On or around June 24, 2017 through June 27, 2017, in Pierce County WA, I engaged in sexual intercourse with J.S., where J.S. did not consent to sexual intercourse and such lack of consent was clearly expressed by J.S.’s words and/or conduct. At the same time and place, I threatened to kill J.S., and by my words or conduct placed him in reasonable fear that the threat would be carried out and I also intentionally assaulted J.S. and inflicted substantial bodily harm. I struck J.S. and knocked his tooth out.

CP at 100. Nixon served 26.75 months in prison.

1 None of the offenses to which Nixon pleaded guilty constitute sexually violent offenses. See RCW 71.09.020(18).

2 56415-7-II

II. CIVIL COMMITMENT PETITION

In October 2019, the State filed a civil commitment petition, alleging that Nixon was an

SVP. The State alleged that Nixon’s 2017 conviction for assault in the second degree qualified as

a sexually violent offense. The State explained that it would prove the offense was committed

with sexual motivation at trial. Nixon moved to dismiss the petition, arguing that the State lacked

authority to initiate the action because sexual motivation was not proven in the underlying criminal

trial. The trial court rejected Nixon’s argument, holding that the statute explicitly permits sexual

motivation to be determined at a subsequent civil commitment trial. The trial court found probable

cause to believe Nixon was an SVP. This court denied discretionary review of the trial court’s

denial of Nixon’s motion to dismiss. See Ruling Denying Discr. Rev., State v. Nixon, No. 54398-

2-II (Wash. Ct. App. Apr. 24, 2020).

III. MOTIONS IN LIMINE

Before trial started, Nixon moved in limine for a ruling that, as a matter of law, a

presumption existed “that [Nixon] does not meet the commitment criteria unless such a

presumption is overcome by evidence beyond a reasonable doubt.” CP at 224. The State

responded, arguing that no presumption against commitment exists in SVP cases because they are

civil. The trial court denied Nixon’s motion.

The State moved in limine to preclude Nixon from presenting evidence and argument that

he was aware that he could be subjected to an SVP petition based on the commission of a “recent

overt act,” and that such knowledge sufficiently deterred him from committing an act of predatory

sexual violence. CP at 283. The State argued that such evidence was not relevant because Nixon

3 56415-7-II

had “explicitly stated in his deposition that he had total control over his behavior and his risk to

reoffend was zero.” CP at 284 (footnotes omitted).2

During Nixon’s deposition, Nixon testified on several occasions that his risk to reoffend

was zero because he viewed himself as a “10 out of 10” for “sexual control” and that it had “always

been a 10 out of 10.” CP at 362. Next, as to his likelihood of committing a sex offense, Nixon

testified, “I would like to say that it is zero. I know that anything is possible, as it is for anybody

else, but I’ve not committed a sex offense in the past, and it is my intent to not commit any crimes

at all. So I would like to say that it’s a zero.” CP at 363 (emphasis added).

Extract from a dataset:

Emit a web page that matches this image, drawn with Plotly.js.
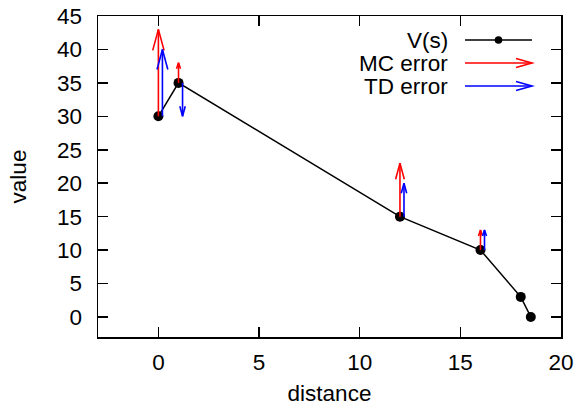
<!DOCTYPE html>
<html>
<head>
<meta charset="utf-8">
<script src="https://cdn.plot.ly/plotly-3.0.1.min.js"></script>
<style>html,body{margin:0;padding:0;background:#fff;}#plot{width:579px;height:406px;}</style>
</head>
<body>
<div id="plot"></div>
<script>
// ---- data ----
const distance = [0, 1, 12, 16, 18, 18.5];
const value = [30, 35, 15, 10, 3, 0];
const errorAt = [0, 1, 12, 16];          // distances where the errors are drawn
const errorBase = [30, 35, 15, 10];      // V(s) at those states
const mcTarget = [43, 38, 23, 13];       // MC target (arrow tip)
const tdTarget = [40, 30, 20, 13];       // TD target (arrow tip)
const legendLabels = ['V(s)', 'MC error', 'TD error'];
const xTicks = [0, 5, 10, 15, 20];
const yTicks = [0, 5, 10, 15, 20, 25, 30, 35, 40, 45];

// ---- layout geometry ----
const W = 579, H = 406;
const M = {l: 98, r: 18, t: 16, b: 69};
const xRange = [-3, 20], yRange = [-3, 45];
const PW = W - M.l - M.r, PH = H - M.t - M.b;
const xScale = PW / (xRange[1] - xRange[0]);
const yScale = PH / (yRange[1] - yRange[0]);
const tdShift = 0.2;
const FONT = 'Liberation Sans, Arial, sans-serif';
const FS = 22.5;

function arrowTrace(xArr, y0Arr, y1Arr, shift, color) {
  const X = [], Y = [];
  for (let i = 0; i < xArr.length; i++) {
    const x = xArr[i] + shift, y0 = y0Arr[i], y1 = y1Arr[i];
    const Lpx = Math.abs(y1 - y0) * yScale;
    const hl = Math.min(0.3 * Lpx, 21);
    const hw = Math.max(hl * 0.27, 2);
    const dir = Math.sign(y1 - y0);
    const dy = dir * hl / yScale, dx = hw / xScale;
    X.push(x, x, null, x - dx, x, x + dx, null);
    Y.push(y0, y1, null, y1 - dy, y1, y1 - dy, null);
  }
  return {x: X, y: Y, mode: 'lines', type: 'scatter', showlegend: false,
    line: {color: color, width: 1.6}, hoverinfo: 'skip', connectgaps: false};
}

const traces = [
  {x: distance, y: value, type: 'scatter', mode: 'lines+markers', showlegend: false,
   line: {color: '#000', width: 1.5}, marker: {color: '#000', size: 10}},
  arrowTrace(errorAt, errorBase, mcTarget, 0, '#ff0000'),
  arrowTrace(errorAt, errorBase, tdTarget, tdShift, '#0000ff')
];

// ---- custom legend (pixel -> paper) ----
const px = x => (x - M.l) / PW;
const py = y => (H - M.b - y) / PH;
const legRows = [40, 63, 86];
const legTextX = 450, legL = 465, legR = 532;
const legColors = ['#000', '#ff0000', '#0000ff'];
const annotations = [], shapes = [];
legendLabels.forEach((lab, i) => {
  const yy = legRows[i];
  annotations.push({xref: 'paper', yref: 'paper', x: px(legTextX), y: py(yy), text: lab,
    showarrow: false, xanchor: 'right', yanchor: 'middle', font: {family: FONT, size: FS, color: '#000'}});
  shapes.push({type: 'line', xref: 'paper', yref: 'paper', x0: px(legL), x1: px(legR), y0: py(yy), y1: py(yy),
    line: {color: legColors[i], width: 1.6}});
  if (i === 0) {
    const cx = (legL + legR) / 2, r = 3.8;
    shapes.push({type: 'circle', xref: 'paper', yref: 'paper', x0: px(cx - r), x1: px(cx + r), y0: py(yy + r), y1: py(yy - r),
      fillcolor: '#000', line: {color: '#000', width: 0}});
  } else {
    const hl = 16, hw = 4.5;
    shapes.push({type: 'path', xref: 'paper', yref: 'paper',
      path: `M ${px(legR - hl)} ${py(yy - hw)} L ${px(legR)} ${py(yy)} L ${px(legR - hl)} ${py(yy + hw)}`,
      line: {color: legColors[i], width: 1.6}});
  }
});

const axisCommon = {
  showline: true, linecolor: '#000', linewidth: 1.5, mirror: 'ticks',
  ticks: 'inside', ticklen: 10, tickwidth: 1.5, tickcolor: '#000',
  showgrid: false, zeroline: false, fixedrange: true,
  tickfont: {family: FONT, size: FS, color: '#000'}
};

const layout = {
  width: W, height: H, margin: M, paper_bgcolor: '#fff', plot_bgcolor: '#fff',
  font: {family: FONT, size: FS, color: '#000'},
  showlegend: false,
  xaxis: Object.assign({}, axisCommon, {range: xRange, tickmode: 'array', tickvals: xTicks,
    ticktext: xTicks.map(String), ticklabelstandoff: 4,
    title: {text: 'distance', font: {family: FONT, size: FS, color: '#000'}, standoff: 16}}),
  yaxis: Object.assign({}, axisCommon, {range: yRange, tickmode: 'array', tickvals: yTicks,
    ticktext: yTicks.map(String), ticklabelstandoff: 10,
    title: {text: 'value', font: {family: FONT, size: FS, color: '#000'}, standoff: 24}}),
  annotations: annotations,
  shapes: shapes
};

Plotly.newPlot('plot', traces, layout, {displayModeBar: false, staticPlot: true});
</script>
</body>
</html>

The State then asked if Nixon had “heard of the term ‘recent overt act?’” CP at 363. Nixon

responded that he had, adding that he believed his risk of committing a sex offense is zero “because

it is [his] intention not to commit any crime.” CP at 363.

[STATE:] Okay. And because it’s not your intention to commit any crime, whether or not the State can—can file a new petition based on a recent overt act, that wouldn’t have any influence on sort of how you act; is that right? .... [NIXON:] I am—I am aware of that. That is—that is—that is—that is definitely an added deterrent. But I also know that it’s not my intention, whether that is there or— or not. But I do understand that if I am released that I don’t even have to commit a crime, that I could still be put back into this same position again, and it is not my intention to go down that path at all.

2 A recent overt act is defined as “any act, threat, or combination thereof that has either caused harm of a sexually violent nature or creates a reasonable apprehension of such harm in the mind of an objective person who knows of the history and mental condition of the person engaging in the act or behaviors.” RCW 71.09.020(13).